Foot Locker (FL) is scheduled to release its first-quarter results on Friday before the bell. The retailer declared a dividend of $0.38 per share yesterday, up 10% over last year as part of its capital deployment plan announced in February.
In 2019, the stock has risen modestly about 5.5% but analysts are more upbeat about the retailer with a 12-month target price of $71, up about 27% from today’s price of $56.
J.C. Penney, Kohl’s, Nordstrom, Lowe’s and Home Depot this week reported disappointing comp-store sales due to lower mall traffic, increased competition from e-commerce players like Amazon, and changing consumer habits. In addition, investors are worried about the increased tariffs on goods imported from China, which could further dent their earnings which are already on the downhill.
It’s worth noting that most of the Foot Locker stores are located in malls, hence any decrease in footfalls would impact earnings. It would be interesting to see whether the retailer is able to write a different script compared to its peers. For the first quarter, analysts expect revenue to grow 4% to $2.11 billion and adjusted EPS of $1.61, an increase of 11% over last year.
Last year, the footwear retailer bought 90% of its goods from five suppliers. The most important thing to note here is that about 66% of goods were purchased from Nike (NKE). Since there is significant dependence on Nike, there might be ripple effects on Foot Locker due to the increased tariffs on Chinese imports. It would be interesting to see how the retailer is going to source its goods from Nike to avoid any tariff impacts.
Foot Locker has been able to grow its comp-store sales growth consistently over the past three quarters despite multiple headwinds plaguing the industry. The most important metric watched by the street on Friday is whether the retailer continues the momentum from the last quarter.
Last year, the company has been able to increase its sales per square foot by 2% to $504, compared to $495 in 2017. But this is still below 2016’s level of $515. However, it has set a target of increasing sales to $525-575 range per square feet by 2023.
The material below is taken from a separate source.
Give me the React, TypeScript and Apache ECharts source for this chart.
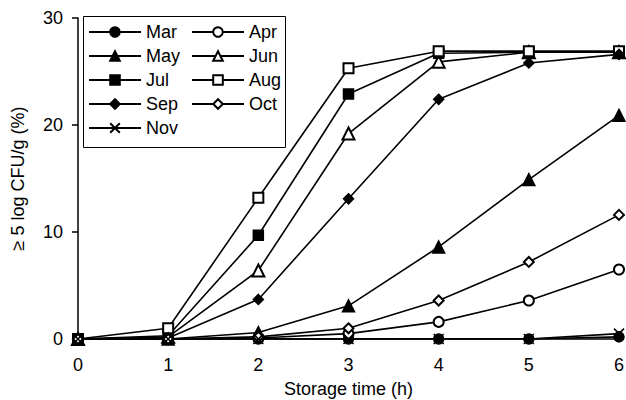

The company expects same-store sales to grow in the mid-single digits, which is going to be a tailwind for the firm compared to its peers. In addition, the increase in digital sales and new product launches along with reduced markdowns could augur well in fiscal 2019.
In the previous quarter, Foot Locker’s stock rose 13% backed by the strong comp-store sales growth of 9.7%. Sales increased 2.8% to $2.27 billion while adjusted earnings were up 37% to $1.56 per share. Q4 results came in better-than-expected on both the top and bottom line numbers. The retailer also announced its plans to spend $275 million this year in improving the store fleet and enhancing the digital initiatives.